* Dataset section:

--------

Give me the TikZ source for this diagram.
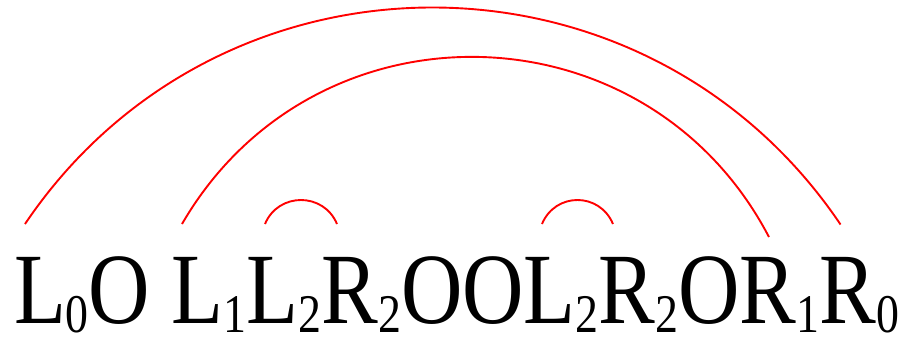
\documentclass[tikz,border=0pt]{standalone}
\usepackage{fontspec}
\setmainfont{Liberation Serif}
\newfontfamily\bigserif[FakeStretch=0.842]{Liberation Serif}
\usetikzlibrary{calc}
\newcommand\subd[1]{\raisebox{-8.5pt}{\fontsize{54.5}{60}\selectfont #1}}
\newcommand\glyph[2]{\bigserif\fontsize{101}{110}\selectfont #1\subd{#2}}
\begin{document}
\begin{tikzpicture}[x=1pt,y=-1pt,
  tok/.style={inner sep=0pt, outer sep=0pt, anchor=base west},
  link/.style={draw=red, line width=1.9pt}]
\useasboundingbox (0,0) rectangle (914,338);
% letters
\node[tok] (L0) at (14,323.5) {\glyph{L}{0}};
\node[tok] (O1) at (L0.base east) {\glyph{O}{}};
\node[tok] (L1) at ([xshift=21.3pt]O1.base east) {\glyph{L}{1}};
\node[tok] (L2) at (L1.base east) {\glyph{L}{2}};
\node[tok] (R2) at (L2.base east) {\glyph{R}{2}};
\node[tok] (O2) at (R2.base east) {\glyph{O}{}};
\node[tok] (O3) at (O2.base east) {\glyph{O}{}};
\node[tok] (L2b) at (O3.base east) {\glyph{L}{2}};
\node[tok] (R2b) at (L2b.base east) {\glyph{R}{2}};
\node[tok] (O4) at (R2b.base east) {\glyph{O}{}};
\node[tok] (R1) at (O4.base east) {\glyph{R}{1}};
\node[tok] (R0) at (R1.base east) {\glyph{R}{0}};
% arcs
\draw[link] ($(L0.base west)+(11,-99.5)$) .. controls +(195,-289) and +(-195,-289) .. ($(R0.base west)+(21,-99)$);
\draw[link] ($(L1.base west)+(10.4,-99.5)$) .. controls +(132.6,-228.6) and +(-122.4,-234.2) .. ($(R1.base west)+(29.1,-86.5)$);
\draw[link] ($(L2.base west)+(18.5,-99.5)$) .. controls +(13.3,-32) and +(-13.3,-32) .. ($(R2.base west)+(15.6,-99.5)$);
\draw[link] ($(L2b.base west)+(18.1,-99.5)$) .. controls +(13.3,-32) and +(-13.3,-32) .. ($(R2b.base west)+(14.2,-99.5)$);
\end{tikzpicture}
\end{document}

--------

* Short problem: In this exercise, set down all of the data exactly, without the pictures.

* Output for this task:
Give me the TikZ source for this diagram.
\documentclass[tikz,border=0pt]{standalone}
\usepackage{fontspec}
\setmainfont{Liberation Serif}
\newfontfamily\bigserif[FakeStretch=0.842]{Liberation Serif}
\usetikzlibrary{calc}
\newcommand\subd[1]{\raisebox{-8.5pt}{\fontsize{54.5}{60}\selectfont #1}}
\newcommand\glyph[2]{\bigserif\fontsize{101}{110}\selectfont #1\subd{#2}}
\begin{document}
\begin{tikzpicture}[x=1pt,y=-1pt,
  tok/.style={inner sep=0pt, outer sep=0pt, anchor=base west},
  link/.style={draw=red, line width=1.9pt}]
\useasboundingbox (0,0) rectangle (914,338);
% letters
\node[tok] (L0) at (14,323.5) {\glyph{L}{0}};
\node[tok] (O1) at (L0.base east) {\glyph{O}{}};
\node[tok] (L1) at ([xshift=21.3pt]O1.base east) {\glyph{L}{1}};
\node[tok] (L2) at (L1.base east) {\glyph{L}{2}};
\node[tok] (R2) at (L2.base east) {\glyph{R}{2}};
\node[tok] (O2) at (R2.base east) {\glyph{O}{}};
\node[tok] (O3) at (O2.base east) {\glyph{O}{}};
\node[tok] (L2b) at (O3.base east) {\glyph{L}{2}};
\node[tok] (R2b) at (L2b.base east) {\glyph{R}{2}};
\node[tok] (O4) at (R2b.base east) {\glyph{O}{}};
\node[tok] (R1) at (O4.base east) {\glyph{R}{1}};
\node[tok] (R0) at (R1.base east) {\glyph{R}{0}};
% arcs
\draw[link] ($(L0.base west)+(11,-99.5)$) .. controls +(195,-289) and +(-195,-289) .. ($(R0.base west)+(21,-99)$);
\draw[link] ($(L1.base west)+(10.4,-99.5)$) .. controls +(132.6,-228.6) and +(-122.4,-234.2) .. ($(R1.base west)+(29.1,-86.5)$);
\draw[link] ($(L2.base west)+(18.5,-99.5)$) .. controls +(13.3,-32) and +(-13.3,-32) .. ($(R2.base west)+(15.6,-99.5)$);
\draw[link] ($(L2b.base west)+(18.1,-99.5)$) .. controls +(13.3,-32) and +(-13.3,-32) .. ($(R2b.base west)+(14.2,-99.5)$);
\end{tikzpicture}
\end{document}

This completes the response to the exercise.